TASK DIRECTIONS: Transcribe all of the material below word for word and leave out its pictures.

BEGIN INFORMATION SHOWN

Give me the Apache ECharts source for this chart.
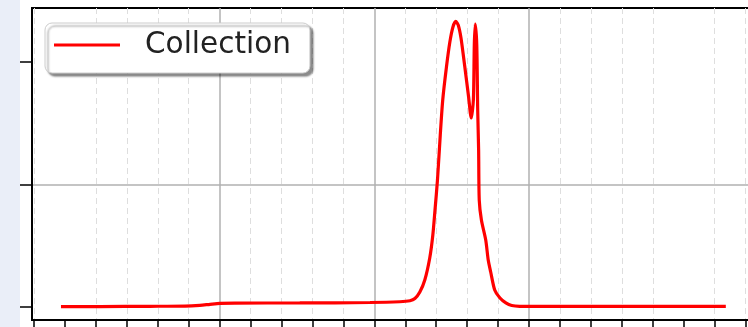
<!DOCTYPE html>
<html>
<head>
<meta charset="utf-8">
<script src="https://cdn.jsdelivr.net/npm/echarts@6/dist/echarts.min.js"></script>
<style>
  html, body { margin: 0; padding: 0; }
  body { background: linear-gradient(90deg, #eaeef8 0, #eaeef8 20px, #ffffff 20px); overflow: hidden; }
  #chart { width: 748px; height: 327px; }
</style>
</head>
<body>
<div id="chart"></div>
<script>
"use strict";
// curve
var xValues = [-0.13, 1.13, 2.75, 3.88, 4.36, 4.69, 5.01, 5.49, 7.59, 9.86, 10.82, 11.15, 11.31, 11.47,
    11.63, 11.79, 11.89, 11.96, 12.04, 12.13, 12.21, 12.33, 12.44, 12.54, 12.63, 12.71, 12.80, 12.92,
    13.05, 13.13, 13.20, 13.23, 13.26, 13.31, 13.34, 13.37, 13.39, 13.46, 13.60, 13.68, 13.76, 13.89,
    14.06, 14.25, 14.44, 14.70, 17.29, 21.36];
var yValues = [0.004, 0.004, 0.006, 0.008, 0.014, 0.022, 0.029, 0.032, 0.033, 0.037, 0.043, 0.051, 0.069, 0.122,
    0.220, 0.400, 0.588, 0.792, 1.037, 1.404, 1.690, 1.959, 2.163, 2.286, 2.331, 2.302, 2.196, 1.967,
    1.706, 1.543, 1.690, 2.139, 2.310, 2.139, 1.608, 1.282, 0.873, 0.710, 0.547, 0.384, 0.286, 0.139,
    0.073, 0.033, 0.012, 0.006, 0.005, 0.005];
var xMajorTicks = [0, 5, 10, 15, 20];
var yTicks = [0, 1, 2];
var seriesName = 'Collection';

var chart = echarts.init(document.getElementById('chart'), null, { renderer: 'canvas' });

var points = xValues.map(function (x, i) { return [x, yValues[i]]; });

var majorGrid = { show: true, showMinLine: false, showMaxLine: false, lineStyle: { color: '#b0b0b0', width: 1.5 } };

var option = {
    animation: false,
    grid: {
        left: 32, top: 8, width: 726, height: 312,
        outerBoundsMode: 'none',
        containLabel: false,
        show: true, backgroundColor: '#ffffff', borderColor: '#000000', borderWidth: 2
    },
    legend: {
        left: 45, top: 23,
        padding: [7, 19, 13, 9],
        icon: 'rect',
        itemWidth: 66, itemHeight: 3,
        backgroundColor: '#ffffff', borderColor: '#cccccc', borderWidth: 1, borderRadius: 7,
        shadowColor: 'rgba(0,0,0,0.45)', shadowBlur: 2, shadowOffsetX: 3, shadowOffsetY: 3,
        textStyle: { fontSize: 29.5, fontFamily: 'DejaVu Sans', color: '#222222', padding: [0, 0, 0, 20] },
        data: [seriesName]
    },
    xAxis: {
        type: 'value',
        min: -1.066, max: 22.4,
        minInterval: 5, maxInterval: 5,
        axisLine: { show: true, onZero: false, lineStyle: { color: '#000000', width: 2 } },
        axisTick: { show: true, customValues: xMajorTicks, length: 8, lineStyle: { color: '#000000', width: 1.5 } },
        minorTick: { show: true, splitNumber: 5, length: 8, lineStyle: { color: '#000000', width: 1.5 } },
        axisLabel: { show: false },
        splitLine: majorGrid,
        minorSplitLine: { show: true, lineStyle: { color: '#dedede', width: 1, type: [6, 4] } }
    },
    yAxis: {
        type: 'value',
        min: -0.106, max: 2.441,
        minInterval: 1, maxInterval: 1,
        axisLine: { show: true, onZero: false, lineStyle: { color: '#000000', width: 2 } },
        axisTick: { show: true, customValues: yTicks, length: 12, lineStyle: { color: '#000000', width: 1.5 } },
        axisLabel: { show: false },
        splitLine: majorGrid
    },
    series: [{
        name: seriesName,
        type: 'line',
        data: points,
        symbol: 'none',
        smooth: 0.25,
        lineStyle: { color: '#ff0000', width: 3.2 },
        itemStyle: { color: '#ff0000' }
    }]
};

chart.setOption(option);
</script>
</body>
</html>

END INFORMATION SHOWN

CORRECT ANSWER:
Give me the Apache ECharts source for this chart.
<!DOCTYPE html>
<html>
<head>
<meta charset="utf-8">
<script src="https://cdn.jsdelivr.net/npm/echarts@6/dist/echarts.min.js"></script>
<style>
  html, body { margin: 0; padding: 0; }
  body { background: linear-gradient(90deg, #eaeef8 0, #eaeef8 20px, #ffffff 20px); overflow: hidden; }
  #chart { width: 748px; height: 327px; }
</style>
</head>
<body>
<div id="chart"></div>
<script>
"use strict";
// curve
var xValues = [-0.13, 1.13, 2.75, 3.88, 4.36, 4.69, 5.01, 5.49, 7.59, 9.86, 10.82, 11.15, 11.31, 11.47,
    11.63, 11.79, 11.89, 11.96, 12.04, 12.13, 12.21, 12.33, 12.44, 12.54, 12.63, 12.71, 12.80, 12.92,
    13.05, 13.13, 13.20, 13.23, 13.26, 13.31, 13.34, 13.37, 13.39, 13.46, 13.60, 13.68, 13.76, 13.89,
    14.06, 14.25, 14.44, 14.70, 17.29, 21.36];
var yValues = [0.004, 0.004, 0.006, 0.008, 0.014, 0.022, 0.029, 0.032, 0.033, 0.037, 0.043, 0.051, 0.069, 0.122,
    0.220, 0.400, 0.588, 0.792, 1.037, 1.404, 1.690, 1.959, 2.163, 2.286, 2.331, 2.302, 2.196, 1.967,
    1.706, 1.543, 1.690, 2.139, 2.310, 2.139, 1.608, 1.282, 0.873, 0.710, 0.547, 0.384, 0.286, 0.139,
    0.073, 0.033, 0.012, 0.006, 0.005, 0.005];
var xMajorTicks = [0, 5, 10, 15, 20];
var yTicks = [0, 1, 2];
var seriesName = 'Collection';

var chart = echarts.init(document.getElementById('chart'), null, { renderer: 'canvas' });

var points = xValues.map(function (x, i) { return [x, yValues[i]]; });

var majorGrid = { show: true, showMinLine: false, showMaxLine: false, lineStyle: { color: '#b0b0b0', width: 1.5 } };

var option = {
    animation: false,
    grid: {
        left: 32, top: 8, width: 726, height: 312,
        outerBoundsMode: 'none',
        containLabel: false,
        show: true, backgroundColor: '#ffffff', borderColor: '#000000', borderWidth: 2
    },
    legend: {
        left: 45, top: 23,
        padding: [7, 19, 13, 9],
        icon: 'rect',
        itemWidth: 66, itemHeight: 3,
        backgroundColor: '#ffffff', borderColor: '#cccccc', borderWidth: 1, borderRadius: 7,
        shadowColor: 'rgba(0,0,0,0.45)', shadowBlur: 2, shadowOffsetX: 3, shadowOffsetY: 3,
        textStyle: { fontSize: 29.5, fontFamily: 'DejaVu Sans', color: '#222222', padding: [0, 0, 0, 20] },
        data: [seriesName]
    },
    xAxis: {
        type: 'value',
        min: -1.066, max: 22.4,
        minInterval: 5, maxInterval: 5,
        axisLine: { show: true, onZero: false, lineStyle: { color: '#000000', width: 2 } },
        axisTick: { show: true, customValues: xMajorTicks, length: 8, lineStyle: { color: '#000000', width: 1.5 } },
        minorTick: { show: true, splitNumber: 5, length: 8, lineStyle: { color: '#000000', width: 1.5 } },
        axisLabel: { show: false },
        splitLine: majorGrid,
        minorSplitLine: { show: true, lineStyle: { color: '#dedede', width: 1, type: [6, 4] } }
    },
    yAxis: {
        type: 'value',
        min: -0.106, max: 2.441,
        minInterval: 1, maxInterval: 1,
        axisLine: { show: true, onZero: false, lineStyle: { color: '#000000', width: 2 } },
        axisTick: { show: true, customValues: yTicks, length: 12, lineStyle: { color: '#000000', width: 1.5 } },
        axisLabel: { show: false },
        splitLine: majorGrid
    },
    series: [{
        name: seriesName,
        type: 'line',
        data: points,
        symbol: 'none',
        smooth: 0.25,
        lineStyle: { color: '#ff0000', width: 3.2 },
        itemStyle: { color: '#ff0000' }
    }]
};

chart.setOption(option);
</script>
</body>
</html>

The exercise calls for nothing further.